------ Records supplied ------
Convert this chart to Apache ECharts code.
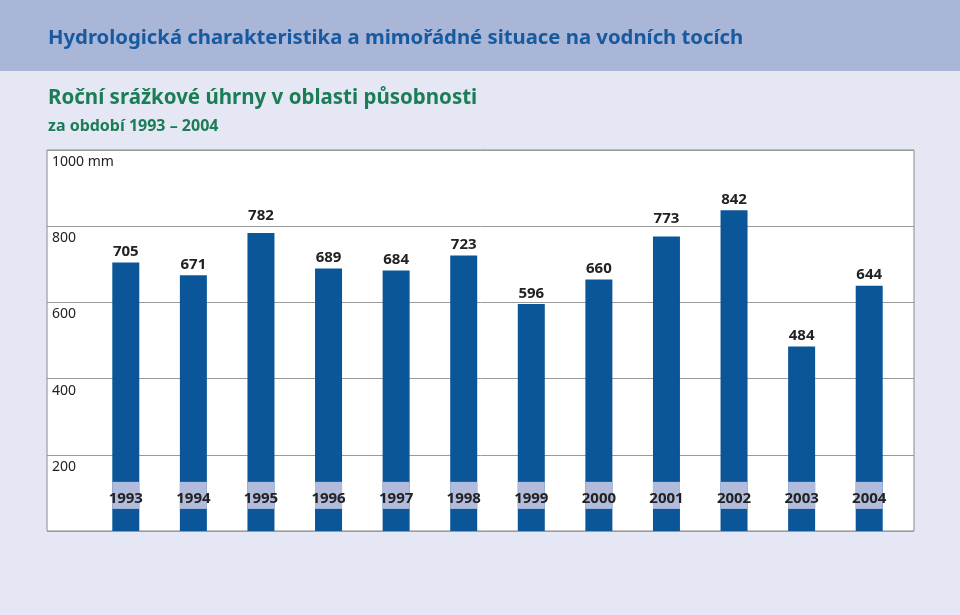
<!DOCTYPE html>
<html><head><meta charset="utf-8">
<script src="https://cdn.jsdelivr.net/npm/echarts@6/dist/echarts.min.js"></script>
<style>html,body{margin:0;padding:0;background:#e5e8f4}#c{width:960px;height:615px}</style>
</head><body><div id="c"></div>
<script>
const years = ['1993','1994','1995','1996','1997','1998','1999','2000','2001','2002','2003','2004'];
const rainfall = [705, 671, 782, 689, 684, 723, 596, 660, 773, 842, 484, 644];
const yTicks = [0, 200, 400, 600, 800, 1000];
const bandRange = [58, 129];

const FONT = '"Noto Sans", sans-serif';
const chart = echarts.init(document.getElementById('c'));
const labelNearGrid = v => (v % 200) > 160 && (v % 200) < 190;

chart.setOption({
  animation: false,
  backgroundColor: '#e5e8f4',
  graphic: [
    {type: 'rect', left: 0, top: 0, z: -10, shape: {width: 960, height: 71}, style: {fill: '#a9b6d7'}},
    {type: 'text', left: 48, top: 28, style: {text: 'Hydrologická charakteristika a mimořádné situace na vodních tocích', font: 'bold 20.3px ' + FONT, fill: '#175aa0'}},
    {type: 'text', left: 48, top: 88, style: {text: 'Roční srážkové úhrny v oblasti působnosti', font: 'bold 20.5px ' + FONT, fill: '#1b7d55'}},
    {type: 'text', left: 48, top: 118, style: {text: 'za období 1993 – 2004', font: 'bold 16px ' + FONT, fill: '#1b7d55'}}
  ],
  grid: [
    {left: 47, right: 46, top: 150, bottom: 84, show: true, backgroundColor: '#ffffff', borderColor: '#8a8a8a', borderWidth: 1},
    {left: 92, right: 57, top: 150, bottom: 84}
  ],
  xAxis: [
    {type: 'value', gridIndex: 0, show: false},
    {type: 'category', gridIndex: 1, data: years, axisLine: {show: false}, axisTick: {show: false}, axisLabel: {show: false}}
  ],
  yAxis: [
    {type: 'value', gridIndex: 0, min: yTicks[0], max: yTicks[yTicks.length - 1], interval: 200,
     axisLine: {show: false}, axisTick: {show: false},
     splitLine: {lineStyle: {color: '#9a9a9a', width: 1}},
     axisLabel: {inside: true, margin: 5, verticalAlign: 'top', padding: [5, 0, 0, 0], color: '#222', fontFamily: FONT, fontSize: 14,
       formatter: v => v === 0 ? '' : (v === 1000 ? v + ' mm' : String(v))}},
    {type: 'value', gridIndex: 1, min: yTicks[0], max: yTicks[yTicks.length - 1], show: false}
  ],
  series: [
    {type: 'bar', xAxisIndex: 1, yAxisIndex: 1, barWidth: 27,
     data: rainfall.map(v => ({value: v, label: {distance: labelNearGrid(v) ? 10 : 3}})),
     itemStyle: {color: '#0b5699'},
     label: {show: true, position: 'top', color: '#222', fontFamily: FONT, fontWeight: 'bold', fontSize: 15}},
    {type: 'bar', xAxisIndex: 1, yAxisIndex: 1, barWidth: 27, barGap: '-100%', stack: 'band',
     data: years.map(() => bandRange[0]), itemStyle: {color: 'rgba(0,0,0,0)'}, silent: true},
    {type: 'bar', xAxisIndex: 1, yAxisIndex: 1, barWidth: 27, barGap: '-100%', stack: 'band',
     data: years.map(() => bandRange[1] - bandRange[0]), itemStyle: {color: '#b1bcdc'},
     label: {show: true, position: 'inside', offset: [0, 3], formatter: p => p.name, color: '#222', fontFamily: FONT, fontWeight: 'bold', fontSize: 15}}
  ]
});
</script></body></html>
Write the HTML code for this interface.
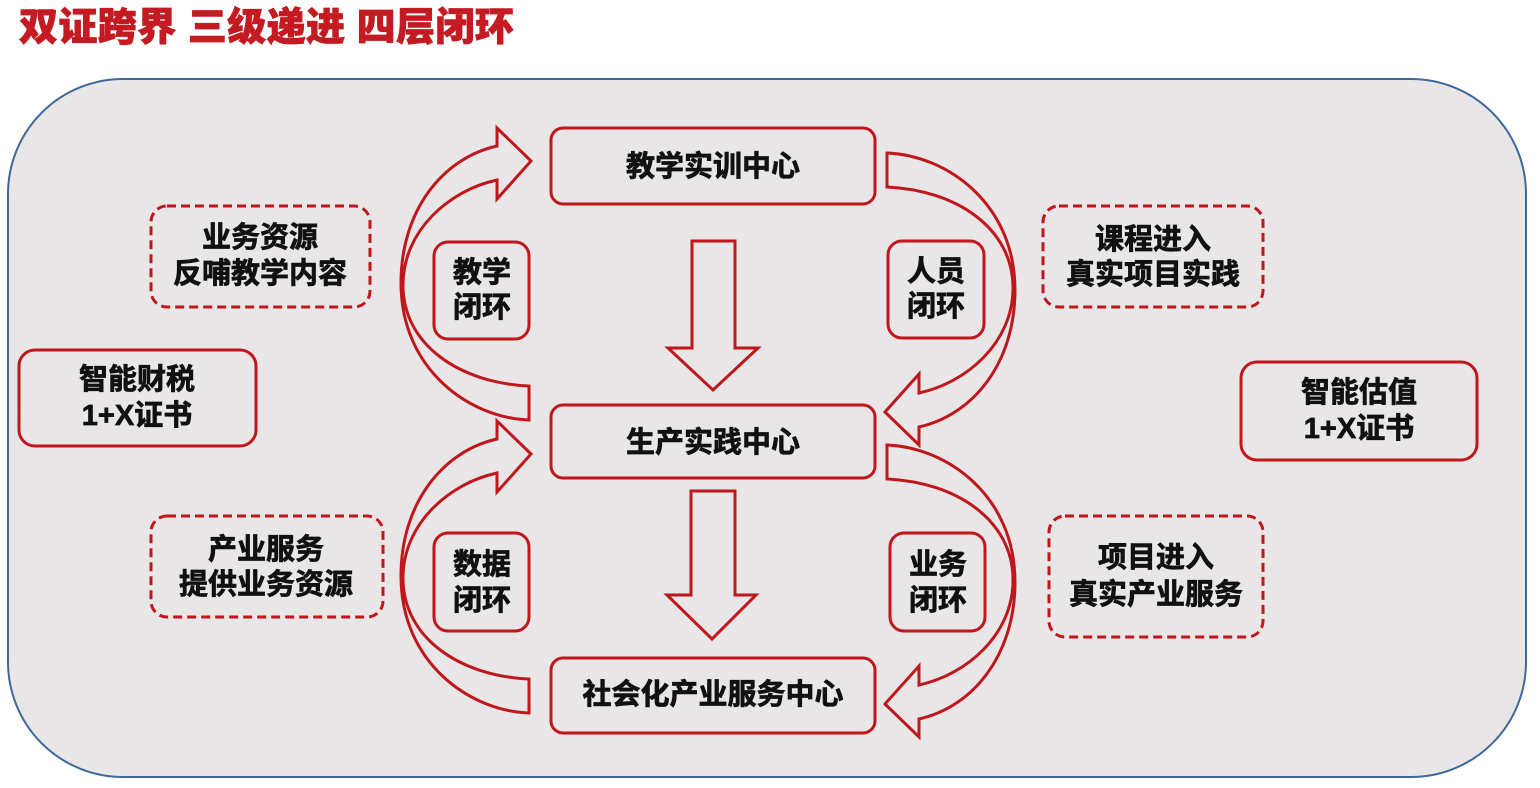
<!DOCTYPE html>
<html>
<head>
<meta charset="utf-8">
<style>
  html,body{margin:0;padding:0;background:#ffffff;}
  body{width:1540px;height:788px;overflow:hidden;}
  svg{display:block;}
  .t{font-family:"Liberation Sans","Noto Sans CJK SC",sans-serif;font-weight:bold;fill:#111;font-size:29px;stroke:#111;stroke-width:0.7px;}
</style>
</head>
<body>
<svg width="1540" height="788" viewBox="0 0 1540 788" xmlns="http://www.w3.org/2000/svg">
  <!-- title -->
  <text x="19" y="28" dominant-baseline="central" style="font-family:'Liberation Sans','Noto Sans CJK SC',sans-serif;font-weight:900;font-size:39px;letter-spacing:0.4px;fill:#c41a22;stroke:#c41a22;stroke-width:0.8px;">双证跨界 三级递进 四层闭环</text>

  <!-- container -->
  <rect x="8" y="79" width="1518" height="698" rx="115" ry="115" fill="#e8e6e7" stroke="#41689a" stroke-width="2"/>

  <defs>
    <path id="carrow" d="M529,420 C470,418 401,370 401,283 C401,210 443,158 497,146 L497,128 L531,161 L497,199 L497,180 C450,190 403,230 403,285 C403,345 460,383 529,386 Z" fill="none" stroke="#c0171d" stroke-width="3" stroke-linejoin="miter"/>
  </defs>

  <!-- curved arrows -->
  <use href="#carrow"/>
  <use href="#carrow" transform="translate(0,293)"/>
  <use href="#carrow" transform="rotate(180 708 286.5)"/>
  <use href="#carrow" transform="translate(0,292) rotate(180 708 286.5)"/>

  <!-- center boxes -->
  <rect x="551" y="128" width="324" height="76" rx="12" fill="none" stroke="#c0171d" stroke-width="3"/>
  <rect x="551" y="405" width="324" height="73" rx="12" fill="none" stroke="#c0171d" stroke-width="3"/>
  <rect x="551" y="658" width="324" height="75" rx="12" fill="none" stroke="#c0171d" stroke-width="3"/>
  <text class="t" x="713" y="167" text-anchor="middle" dominant-baseline="central">教学实训中心</text>
  <text class="t" x="713" y="443" text-anchor="middle" dominant-baseline="central">生产实践中心</text>
  <text class="t" x="713" y="695" text-anchor="middle" dominant-baseline="central">社会化产业服务中心</text>

  <!-- down arrows -->
  <polygon points="692,241 735,241 735,348 758,348 713,390 668,348 692,348" fill="none" stroke="#c0171d" stroke-width="3"/>
  <polygon points="691,491 735,491 735,595 756,595 712,639 667,595 691,595" fill="none" stroke="#c0171d" stroke-width="3"/>

  <!-- loop label boxes -->
  <rect x="434" y="242" width="95" height="97" rx="14" fill="none" stroke="#c0171d" stroke-width="3"/>
  <text class="t" x="482" y="273" text-anchor="middle" dominant-baseline="central">教学</text>
  <text class="t" x="482" y="308" text-anchor="middle" dominant-baseline="central">闭环</text>

  <rect x="888" y="241" width="96" height="97" rx="14" fill="none" stroke="#c0171d" stroke-width="3"/>
  <text class="t" x="936" y="272" text-anchor="middle" dominant-baseline="central">人员</text>
  <text class="t" x="936" y="307" text-anchor="middle" dominant-baseline="central">闭环</text>

  <rect x="434" y="533" width="95" height="98" rx="14" fill="none" stroke="#c0171d" stroke-width="3"/>
  <text class="t" x="482" y="565" text-anchor="middle" dominant-baseline="central">数据</text>
  <text class="t" x="482" y="601" text-anchor="middle" dominant-baseline="central">闭环</text>

  <rect x="890" y="533" width="95" height="98" rx="14" fill="none" stroke="#c0171d" stroke-width="3"/>
  <text class="t" x="938" y="565" text-anchor="middle" dominant-baseline="central">业务</text>
  <text class="t" x="938" y="601" text-anchor="middle" dominant-baseline="central">闭环</text>

  <!-- side dashed boxes -->
  <rect x="151" y="206" width="219" height="101" rx="16" fill="none" stroke="#c0171d" stroke-width="3" stroke-dasharray="9 5"/>
  <text class="t" x="260" y="238" text-anchor="middle" dominant-baseline="central">业务资源</text>
  <text class="t" x="260" y="274" text-anchor="middle" dominant-baseline="central">反哺教学内容</text>

  <rect x="151" y="516" width="232" height="101" rx="16" fill="none" stroke="#c0171d" stroke-width="3" stroke-dasharray="9 5"/>
  <text class="t" x="266" y="550" text-anchor="middle" dominant-baseline="central">产业服务</text>
  <text class="t" x="266" y="585" text-anchor="middle" dominant-baseline="central">提供业务资源</text>

  <rect x="1043" y="206" width="220" height="101" rx="16" fill="none" stroke="#c0171d" stroke-width="3" stroke-dasharray="9 5"/>
  <text class="t" x="1153" y="240" text-anchor="middle" dominant-baseline="central">课程进入</text>
  <text class="t" x="1153" y="275" text-anchor="middle" dominant-baseline="central">真实项目实践</text>

  <rect x="1049" y="516" width="214" height="121" rx="16" fill="none" stroke="#c0171d" stroke-width="3" stroke-dasharray="9 5"/>
  <text class="t" x="1156" y="558" text-anchor="middle" dominant-baseline="central">项目进入</text>
  <text class="t" x="1156" y="595" text-anchor="middle" dominant-baseline="central">真实产业服务</text>

  <!-- certificate boxes -->
  <rect x="19" y="350" width="237" height="96" rx="16" fill="none" stroke="#c0171d" stroke-width="3"/>
  <text class="t" x="137" y="380" text-anchor="middle" dominant-baseline="central">智能财税</text>
  <text class="t" x="137" y="416" text-anchor="middle" dominant-baseline="central">1+X证书</text>

  <rect x="1241" y="362" width="236" height="98" rx="16" fill="none" stroke="#c0171d" stroke-width="3"/>
  <text class="t" x="1359" y="393" text-anchor="middle" dominant-baseline="central">智能估值</text>
  <text class="t" x="1359" y="429" text-anchor="middle" dominant-baseline="central">1+X证书</text>
</svg>
</body>
</html>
------
What needs to be done:
Only the lines from "Write the HTML code for this interface." through "735,491 735,595 756,595" should appear in your output, copied exactly with both end lines, and with no pictures.

Completed task:
Write the HTML code for this interface.
<!DOCTYPE html>
<html>
<head>
<meta charset="utf-8">
<style>
  html,body{margin:0;padding:0;background:#ffffff;}
  body{width:1540px;height:788px;overflow:hidden;}
  svg{display:block;}
  .t{font-family:"Liberation Sans","Noto Sans CJK SC",sans-serif;font-weight:bold;fill:#111;font-size:29px;stroke:#111;stroke-width:0.7px;}
</style>
</head>
<body>
<svg width="1540" height="788" viewBox="0 0 1540 788" xmlns="http://www.w3.org/2000/svg">
  <!-- title -->
  <text x="19" y="28" dominant-baseline="central" style="font-family:'Liberation Sans','Noto Sans CJK SC',sans-serif;font-weight:900;font-size:39px;letter-spacing:0.4px;fill:#c41a22;stroke:#c41a22;stroke-width:0.8px;">双证跨界 三级递进 四层闭环</text>

  <!-- container -->
  <rect x="8" y="79" width="1518" height="698" rx="115" ry="115" fill="#e8e6e7" stroke="#41689a" stroke-width="2"/>

  <defs>
    <path id="carrow" d="M529,420 C470,418 401,370 401,283 C401,210 443,158 497,146 L497,128 L531,161 L497,199 L497,180 C450,190 403,230 403,285 C403,345 460,383 529,386 Z" fill="none" stroke="#c0171d" stroke-width="3" stroke-linejoin="miter"/>
  </defs>

  <!-- curved arrows -->
  <use href="#carrow"/>
  <use href="#carrow" transform="translate(0,293)"/>
  <use href="#carrow" transform="rotate(180 708 286.5)"/>
  <use href="#carrow" transform="translate(0,292) rotate(180 708 286.5)"/>

  <!-- center boxes -->
  <rect x="551" y="128" width="324" height="76" rx="12" fill="none" stroke="#c0171d" stroke-width="3"/>
  <rect x="551" y="405" width="324" height="73" rx="12" fill="none" stroke="#c0171d" stroke-width="3"/>
  <rect x="551" y="658" width="324" height="75" rx="12" fill="none" stroke="#c0171d" stroke-width="3"/>
  <text class="t" x="713" y="167" text-anchor="middle" dominant-baseline="central">教学实训中心</text>
  <text class="t" x="713" y="443" text-anchor="middle" dominant-baseline="central">生产实践中心</text>
  <text class="t" x="713" y="695" text-anchor="middle" dominant-baseline="central">社会化产业服务中心</text>

  <!-- down arrows -->
  <polygon points="692,241 735,241 735,348 758,348 713,390 668,348 692,348" fill="none" stroke="#c0171d" stroke-width="3"/>
  <polygon points="691,491 735,491 735,595 756,595 712,639 667,595 691,595" fill="none" stroke="#c0171d" stroke-width="3"/>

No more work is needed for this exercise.